What you will do –
Across the entries below, count the lines in which the word "this" occurs. Reply with the count alone.

Dataset rows –
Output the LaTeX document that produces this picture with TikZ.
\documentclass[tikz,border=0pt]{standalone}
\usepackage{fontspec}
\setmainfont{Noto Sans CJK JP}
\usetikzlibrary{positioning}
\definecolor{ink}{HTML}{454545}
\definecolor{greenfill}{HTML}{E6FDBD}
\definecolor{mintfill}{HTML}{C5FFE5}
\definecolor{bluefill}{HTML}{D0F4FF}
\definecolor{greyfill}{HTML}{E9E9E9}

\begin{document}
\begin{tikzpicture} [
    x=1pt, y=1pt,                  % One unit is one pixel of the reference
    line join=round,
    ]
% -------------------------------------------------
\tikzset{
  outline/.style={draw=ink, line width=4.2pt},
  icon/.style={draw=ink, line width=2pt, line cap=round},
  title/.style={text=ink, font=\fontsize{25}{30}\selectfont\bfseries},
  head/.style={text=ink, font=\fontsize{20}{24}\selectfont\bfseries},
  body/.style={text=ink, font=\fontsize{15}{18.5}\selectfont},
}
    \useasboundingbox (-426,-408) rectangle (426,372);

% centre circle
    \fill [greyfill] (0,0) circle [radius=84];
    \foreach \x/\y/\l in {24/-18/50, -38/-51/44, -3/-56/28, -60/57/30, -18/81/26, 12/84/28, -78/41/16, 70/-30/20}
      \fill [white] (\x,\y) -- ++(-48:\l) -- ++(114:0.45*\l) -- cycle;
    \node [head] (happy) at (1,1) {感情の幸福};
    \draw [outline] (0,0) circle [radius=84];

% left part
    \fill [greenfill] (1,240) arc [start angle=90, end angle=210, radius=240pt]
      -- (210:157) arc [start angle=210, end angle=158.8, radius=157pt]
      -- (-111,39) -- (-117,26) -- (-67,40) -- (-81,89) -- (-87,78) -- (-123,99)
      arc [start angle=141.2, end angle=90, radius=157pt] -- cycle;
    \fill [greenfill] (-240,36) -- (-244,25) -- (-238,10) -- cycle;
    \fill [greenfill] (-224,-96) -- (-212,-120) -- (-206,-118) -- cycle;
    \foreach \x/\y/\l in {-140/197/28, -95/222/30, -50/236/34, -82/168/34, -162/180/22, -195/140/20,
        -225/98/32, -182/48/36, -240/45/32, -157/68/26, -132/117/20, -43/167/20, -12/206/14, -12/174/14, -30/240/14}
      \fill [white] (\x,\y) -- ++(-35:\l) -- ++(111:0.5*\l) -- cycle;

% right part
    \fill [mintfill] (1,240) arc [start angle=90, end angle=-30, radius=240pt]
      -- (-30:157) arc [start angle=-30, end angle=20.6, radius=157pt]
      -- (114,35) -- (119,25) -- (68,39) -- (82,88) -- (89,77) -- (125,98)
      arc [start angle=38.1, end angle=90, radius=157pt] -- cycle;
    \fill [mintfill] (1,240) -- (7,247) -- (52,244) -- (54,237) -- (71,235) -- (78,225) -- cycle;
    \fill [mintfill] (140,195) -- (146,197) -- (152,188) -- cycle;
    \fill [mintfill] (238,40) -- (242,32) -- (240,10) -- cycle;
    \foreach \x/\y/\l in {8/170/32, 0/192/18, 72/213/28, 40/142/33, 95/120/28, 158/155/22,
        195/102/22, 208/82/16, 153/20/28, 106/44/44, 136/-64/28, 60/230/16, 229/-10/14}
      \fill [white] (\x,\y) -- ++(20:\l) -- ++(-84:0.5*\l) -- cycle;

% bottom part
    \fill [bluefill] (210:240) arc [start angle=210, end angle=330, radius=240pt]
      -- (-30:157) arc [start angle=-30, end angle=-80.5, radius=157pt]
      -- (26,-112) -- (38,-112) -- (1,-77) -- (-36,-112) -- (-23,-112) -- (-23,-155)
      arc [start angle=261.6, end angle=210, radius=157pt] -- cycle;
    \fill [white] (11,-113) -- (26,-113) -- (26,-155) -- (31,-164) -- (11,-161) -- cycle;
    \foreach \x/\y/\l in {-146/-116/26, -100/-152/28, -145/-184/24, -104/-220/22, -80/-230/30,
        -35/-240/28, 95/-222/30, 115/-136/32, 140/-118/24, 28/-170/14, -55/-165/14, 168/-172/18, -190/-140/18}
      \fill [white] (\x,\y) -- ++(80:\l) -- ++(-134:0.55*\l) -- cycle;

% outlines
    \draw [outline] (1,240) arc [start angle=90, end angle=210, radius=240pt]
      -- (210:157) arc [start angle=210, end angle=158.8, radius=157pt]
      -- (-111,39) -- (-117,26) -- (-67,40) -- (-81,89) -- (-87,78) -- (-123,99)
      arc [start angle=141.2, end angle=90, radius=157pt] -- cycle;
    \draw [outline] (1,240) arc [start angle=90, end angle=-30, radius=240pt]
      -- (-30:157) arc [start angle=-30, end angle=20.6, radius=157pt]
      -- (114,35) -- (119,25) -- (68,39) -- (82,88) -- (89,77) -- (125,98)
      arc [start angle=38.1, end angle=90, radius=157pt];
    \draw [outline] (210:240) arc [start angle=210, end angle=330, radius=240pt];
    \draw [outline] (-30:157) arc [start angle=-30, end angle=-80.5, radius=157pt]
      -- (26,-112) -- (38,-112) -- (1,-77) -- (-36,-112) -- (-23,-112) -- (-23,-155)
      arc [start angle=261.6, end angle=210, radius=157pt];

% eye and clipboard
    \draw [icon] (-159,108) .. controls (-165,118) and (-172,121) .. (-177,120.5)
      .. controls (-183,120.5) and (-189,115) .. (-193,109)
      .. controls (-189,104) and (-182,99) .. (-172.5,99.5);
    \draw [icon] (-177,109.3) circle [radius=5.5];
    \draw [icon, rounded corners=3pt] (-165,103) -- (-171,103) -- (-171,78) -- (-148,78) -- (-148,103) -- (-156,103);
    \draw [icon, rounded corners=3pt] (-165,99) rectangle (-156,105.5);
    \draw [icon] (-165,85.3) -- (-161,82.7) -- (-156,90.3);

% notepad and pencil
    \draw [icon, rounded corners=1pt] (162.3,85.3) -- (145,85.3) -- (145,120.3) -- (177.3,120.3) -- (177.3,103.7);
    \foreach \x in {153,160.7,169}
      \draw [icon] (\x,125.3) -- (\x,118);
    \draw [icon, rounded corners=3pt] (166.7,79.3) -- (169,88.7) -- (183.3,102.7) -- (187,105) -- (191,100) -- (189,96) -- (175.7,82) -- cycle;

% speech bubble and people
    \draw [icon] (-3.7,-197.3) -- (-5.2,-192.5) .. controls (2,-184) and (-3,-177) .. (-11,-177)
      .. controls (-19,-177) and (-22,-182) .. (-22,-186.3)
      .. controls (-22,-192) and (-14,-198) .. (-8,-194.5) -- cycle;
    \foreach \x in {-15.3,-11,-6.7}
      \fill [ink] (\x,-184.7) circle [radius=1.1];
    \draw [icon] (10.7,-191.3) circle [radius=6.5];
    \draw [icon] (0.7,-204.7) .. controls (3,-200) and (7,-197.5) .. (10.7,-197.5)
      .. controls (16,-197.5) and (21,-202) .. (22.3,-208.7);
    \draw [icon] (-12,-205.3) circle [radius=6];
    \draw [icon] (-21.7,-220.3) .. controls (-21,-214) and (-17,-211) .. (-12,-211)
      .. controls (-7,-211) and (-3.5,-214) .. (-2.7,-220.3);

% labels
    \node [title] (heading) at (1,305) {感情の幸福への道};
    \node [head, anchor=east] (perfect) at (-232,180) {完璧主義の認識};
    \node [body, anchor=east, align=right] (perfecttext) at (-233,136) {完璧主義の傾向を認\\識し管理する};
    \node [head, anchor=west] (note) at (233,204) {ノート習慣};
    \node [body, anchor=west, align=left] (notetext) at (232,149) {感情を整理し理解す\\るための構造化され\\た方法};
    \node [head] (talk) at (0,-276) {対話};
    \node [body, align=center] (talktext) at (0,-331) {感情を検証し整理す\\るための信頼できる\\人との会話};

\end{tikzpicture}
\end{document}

==

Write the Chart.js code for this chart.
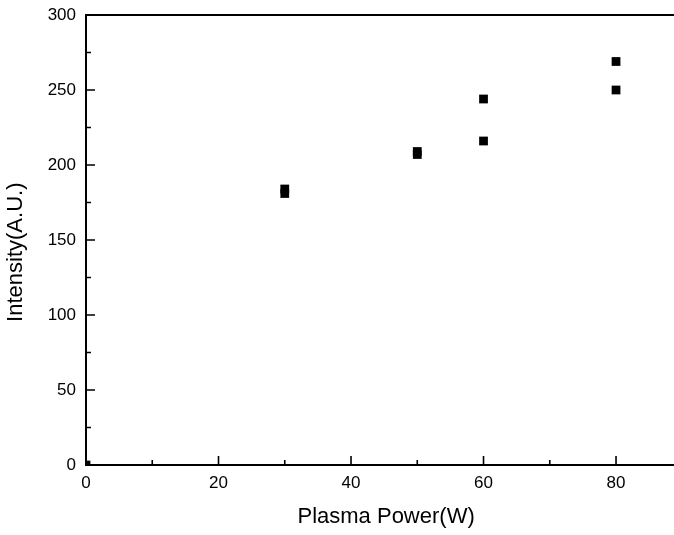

==

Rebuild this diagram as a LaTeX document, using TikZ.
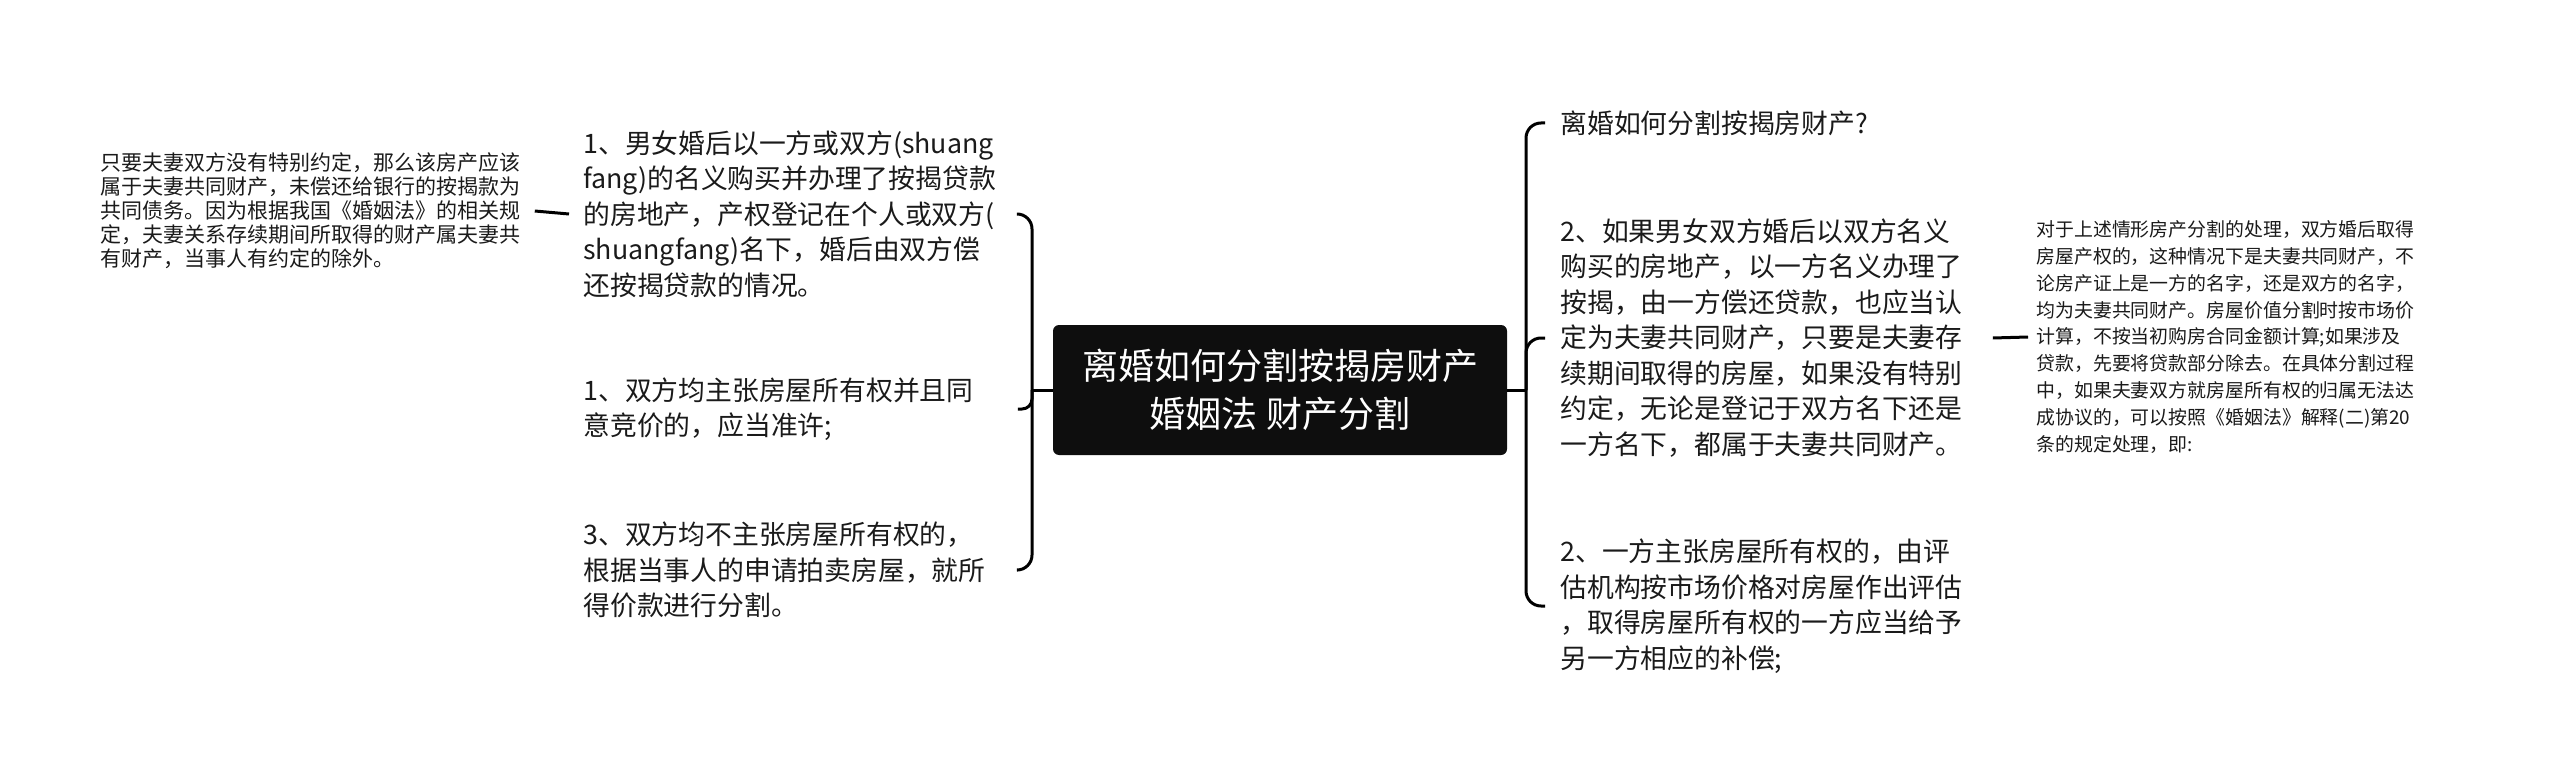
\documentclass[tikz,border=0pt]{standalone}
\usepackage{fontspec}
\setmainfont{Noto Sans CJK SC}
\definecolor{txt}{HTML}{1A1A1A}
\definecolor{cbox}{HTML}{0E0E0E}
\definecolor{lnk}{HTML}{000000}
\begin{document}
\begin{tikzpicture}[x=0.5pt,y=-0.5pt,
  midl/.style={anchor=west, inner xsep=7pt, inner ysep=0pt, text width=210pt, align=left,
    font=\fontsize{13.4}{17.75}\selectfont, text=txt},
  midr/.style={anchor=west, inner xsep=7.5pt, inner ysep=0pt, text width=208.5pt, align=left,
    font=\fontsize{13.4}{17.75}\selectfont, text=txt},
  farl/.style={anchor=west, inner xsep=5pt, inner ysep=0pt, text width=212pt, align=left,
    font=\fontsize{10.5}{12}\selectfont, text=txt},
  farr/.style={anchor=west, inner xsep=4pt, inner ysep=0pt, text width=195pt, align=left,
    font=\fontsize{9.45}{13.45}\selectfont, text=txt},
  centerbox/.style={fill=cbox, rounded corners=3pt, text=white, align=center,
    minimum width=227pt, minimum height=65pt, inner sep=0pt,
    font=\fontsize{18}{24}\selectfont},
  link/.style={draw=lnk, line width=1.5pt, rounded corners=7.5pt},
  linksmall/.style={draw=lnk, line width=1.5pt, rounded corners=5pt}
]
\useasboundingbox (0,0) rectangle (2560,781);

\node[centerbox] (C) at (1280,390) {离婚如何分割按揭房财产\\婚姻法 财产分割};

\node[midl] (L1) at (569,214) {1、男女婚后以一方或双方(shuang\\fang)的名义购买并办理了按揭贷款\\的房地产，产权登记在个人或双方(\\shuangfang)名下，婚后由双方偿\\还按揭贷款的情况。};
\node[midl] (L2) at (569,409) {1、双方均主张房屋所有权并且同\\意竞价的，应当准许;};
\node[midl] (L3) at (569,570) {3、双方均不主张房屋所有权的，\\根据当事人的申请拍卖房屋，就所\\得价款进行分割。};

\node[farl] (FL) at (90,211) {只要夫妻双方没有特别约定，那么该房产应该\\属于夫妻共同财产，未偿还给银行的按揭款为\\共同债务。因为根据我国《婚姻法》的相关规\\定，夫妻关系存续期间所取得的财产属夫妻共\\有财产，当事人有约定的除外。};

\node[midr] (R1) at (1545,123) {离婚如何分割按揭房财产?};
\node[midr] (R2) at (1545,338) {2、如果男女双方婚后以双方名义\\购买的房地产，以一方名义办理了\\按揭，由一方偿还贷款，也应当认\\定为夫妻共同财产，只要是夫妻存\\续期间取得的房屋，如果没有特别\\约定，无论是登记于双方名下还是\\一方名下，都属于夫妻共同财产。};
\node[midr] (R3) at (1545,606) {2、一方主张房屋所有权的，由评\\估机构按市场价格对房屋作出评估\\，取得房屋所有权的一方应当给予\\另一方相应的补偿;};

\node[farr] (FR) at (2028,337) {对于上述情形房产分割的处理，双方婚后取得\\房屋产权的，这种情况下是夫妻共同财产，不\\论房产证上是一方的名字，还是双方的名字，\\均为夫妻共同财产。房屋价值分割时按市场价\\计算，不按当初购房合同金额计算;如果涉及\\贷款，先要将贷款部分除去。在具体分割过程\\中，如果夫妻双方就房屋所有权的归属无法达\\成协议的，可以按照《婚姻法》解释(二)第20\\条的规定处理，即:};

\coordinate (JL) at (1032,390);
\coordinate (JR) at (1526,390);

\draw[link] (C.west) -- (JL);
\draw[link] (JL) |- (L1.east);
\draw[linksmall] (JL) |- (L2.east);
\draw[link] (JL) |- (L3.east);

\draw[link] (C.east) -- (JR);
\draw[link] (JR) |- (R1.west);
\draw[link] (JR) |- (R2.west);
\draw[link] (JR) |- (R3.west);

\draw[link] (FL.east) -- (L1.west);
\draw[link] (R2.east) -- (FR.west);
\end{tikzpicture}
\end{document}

Output of the exercise –
3